Venezuela expects to rejoin the global watchdog established to stop trade in conflict diamonds as it seeks to resume diamond exports, its central bank director said yesterday.
“We are certain we will rejoin this year,” said Jose Khan on the sidelines of a meeting of the Kimberley Process in Dubai.
Ahmed bin Sulayem, the executive chairman of the Dubai Multi Commodities Centre who is also this year’s chairman of Kimberley, said the country would return to the fold soon. “Venezuela will be readmitted as a full member within my term as chairman.”
Mr bin Sulayem has travelled to Venezuela since he took office to expedite the process of readmitting the country.

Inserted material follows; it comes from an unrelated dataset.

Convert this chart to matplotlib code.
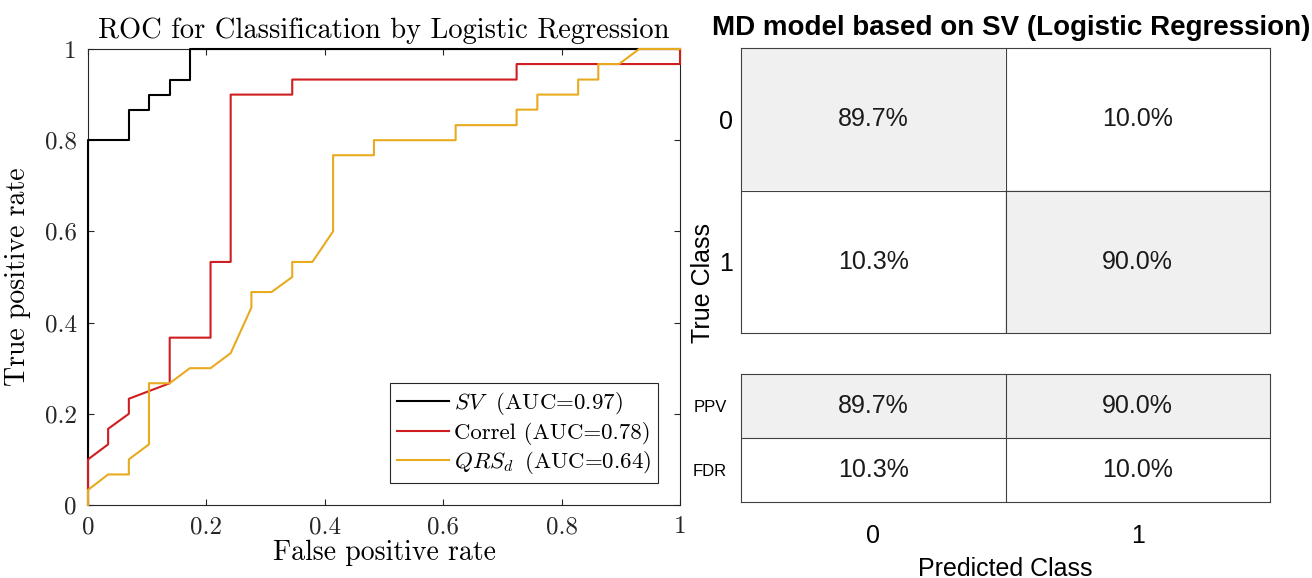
import numpy as np
import matplotlib
matplotlib.use("Agg")
import matplotlib.pyplot as plt
from matplotlib.colors import ListedColormap
from matplotlib.ticker import FormatStrFormatter

# ROC curves (false positive rate, true positive rate)
sv_fpr = [0, 0, 0.069, 0.069, 0.103, 0.103, 0.138, 0.138, 0.172, 0.172, 1.0]
sv_tpr = [0, 0.8, 0.8, 0.867, 0.867, 0.9, 0.9, 0.933, 0.933, 1.0, 1.0]

correl_fpr = [0, 0, 0.034, 0.034, 0.069, 0.069, 0.138, 0.138, 0.207, 0.207,
              0.241, 0.241, 0.345, 0.345, 0.724, 0.724, 1.0, 1.0]
correl_tpr = [0, 0.1, 0.133, 0.167, 0.2, 0.233, 0.267, 0.367, 0.367, 0.533,
              0.533, 0.9, 0.9, 0.933, 0.933, 0.967, 0.967, 1.0]

qrs_fpr = [0, 0, 0.034, 0.069, 0.069, 0.103, 0.103, 0.138, 0.172, 0.207,
           0.241, 0.276, 0.276, 0.310, 0.345, 0.345, 0.379, 0.414, 0.414,
           0.483, 0.483, 0.621, 0.621, 0.724, 0.724, 0.759, 0.759, 0.828,
           0.828, 0.862, 0.862, 0.897, 0.931, 1.0]
qrs_tpr = [0, 0.033, 0.067, 0.067, 0.1, 0.133, 0.267, 0.267, 0.3, 0.3,
           0.333, 0.433, 0.467, 0.467, 0.5, 0.533, 0.533, 0.6, 0.767,
           0.767, 0.8, 0.8, 0.833, 0.833, 0.867, 0.867, 0.9, 0.9,
           0.933, 0.933, 0.967, 0.967, 1.0, 1.0]

labels = [r"$SV\ $ (AUC=0.97)", "Correl (AUC=0.78)", r"$QRS_d\,$ (AUC=0.64)"]
colors = ["black", "#cf1d20", "#e8aa1e"]

# confusion chart (percent)
classes = ["0", "1"]
cm_vals = [[89.7, 10.0],
           [10.3, 90.0]]
prec_rows = ["PPV", "FDR"]
prec_vals = [[89.7, 90.0],
             [10.3, 10.0]]

plt.rcParams.update({
    "font.family": "serif",
    "font.serif": ["cmr10"],
    "mathtext.fontset": "cm",
    "axes.unicode_minus": False,
})

W, H = 1312, 578
fig = plt.figure(figsize=(W / 100, H / 100), dpi=100)

# ---- ROC ----
ax = fig.add_axes([88 / W, 1 - 505 / H, 592 / W, 456 / H])
for fx, ty, c, lab in zip([sv_fpr, correl_fpr, qrs_fpr],
                          [sv_tpr, correl_tpr, qrs_tpr], colors, labels):
    ax.plot(fx, ty, color=c, lw=1.5, label=lab, clip_on=False, zorder=3)

ax.set_xlim(0, 1)
ax.set_ylim(0, 1)
ax.set_xticks(np.arange(0, 1.01, 0.2))
ax.set_yticks(np.arange(0, 1.01, 0.2))
ax.xaxis.set_major_formatter(FormatStrFormatter("%g"))
ax.yaxis.set_major_formatter(FormatStrFormatter("%g"))
ax.tick_params(direction="in", top=True, right=True, length=4, width=0.8,
               labelsize=18, colors="#262626", pad=8)
for s in ax.spines.values():
    s.set_color("#262626")
    s.set_linewidth(0.8)
ax.set_xlabel("False positive rate", fontsize=20, labelpad=1)
ax.set_ylabel("True positive rate", fontsize=20, labelpad=10)
ax.set_title("ROC for Classification by Logistic Regression", fontsize=20.5, pad=8)
leg = ax.legend(loc="lower right", fontsize=16.5, handlelength=2.3,
                handletextpad=0.2, labelspacing=0.2, borderaxespad=0.95,
                fancybox=False, framealpha=1, borderpad=0.3)
leg.get_frame().set_edgecolor("#262626")
leg.get_frame().set_linewidth(0.8)

# ---- confusion chart ----
sans = "Liberation Sans"
cell_cmap = ListedColormap(["white", "#f0f0f0"])
grid_col = "#404040"


def draw_table(a, vals):
    vals = np.array(vals)
    a.imshow((vals > 50).astype(int), cmap=cell_cmap, vmin=0, vmax=1,
             aspect="auto", interpolation="nearest")
    for i in range(vals.shape[0]):
        for j in range(vals.shape[1]):
            a.text(j, i, f"{vals[i, j]:.1f}%", ha="center", va="center",
                   fontsize=18, family=sans, color="#1a1a1a")
    a.axhline(0.5, color=grid_col, lw=0.8)
    a.axvline(0.5, color=grid_col, lw=0.8)
    for s in a.spines.values():
        s.set_color(grid_col)
        s.set_linewidth(0.8)
    a.tick_params(length=0)


ax_cm = fig.add_axes([741 / W, 1 - 333 / H, 529 / W, 285 / H])
draw_table(ax_cm, cm_vals)
ax_cm.set_xticks([])
ax_cm.set_yticks(range(len(classes)))
ax_cm.set_yticklabels(classes, family=sans, fontsize=18)
ax_cm.tick_params(axis="y", pad=6)

ax_pr = fig.add_axes([741 / W, 1 - 502 / H, 529 / W, 128 / H])
draw_table(ax_pr, prec_vals)
ax_pr.set_yticks(range(len(prec_rows)))
ax_pr.set_yticklabels(prec_rows, family=sans, fontsize=12)
ax_pr.tick_params(axis="y", pad=10)
ax_pr.set_xticks(range(len(classes)))
ax_pr.set_xticklabels(classes, family=sans, fontsize=18)
ax_pr.tick_params(axis="x", pad=16)
ax_pr.set_xlabel("Predicted Class", family=sans, fontsize=18, labelpad=6)

fig.text(703 / W, 1 - 283 / H, "True Class", rotation=90, ha="center",
         va="center", family=sans, fontsize=18)
fig.text(1011 / W, 1 - 28 / H, "MD model based on SV (Logistic Regression)",
         ha="center", va="center", family=sans, fontsize=20, weight="bold")

fig.savefig("out.png", dpi=100)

Mr Khan said Venezuela had been a tiny exporter of about 3,000 carats a month until, unable to verify the legitimacy of its diamonds, it stopped issuing export certificates in 2005 and unilaterally removed itself as an active participant in the Kimberley Process in 2008.
After its withdrawal, it was not officially allowed to export diamonds, although some smuggling continued, traders said. “We left in 2008 as we were trying to organise all our mining policy, and now we are prepared to join as we changed our law,” Mr Khan said.
The Kimberley Process seeks to end trade in conflict diamonds, known as blood diamonds, which it says are used to finance wars against legitimate governments.
Kimberley says its members must demonstrate they have legislation and institutions to prevent trade in conflict diamonds, as well as export, import and internal controls plus a commitment to transparency and the exchange of data.
A resumption of legal diamond exports could in the long term give an important boost to Venezuela’s economy, which is grappling with runaway inflation and chronic product shortages in the wake of the plunge of oil prices.
“We are looking forward to having a semi-industrial and an industrial sector soon and we have spoken with a lot of representatives from various producing countries, and look forward to joint ventures,” Mr Khan said of the South American country’s plans for its diamond sector.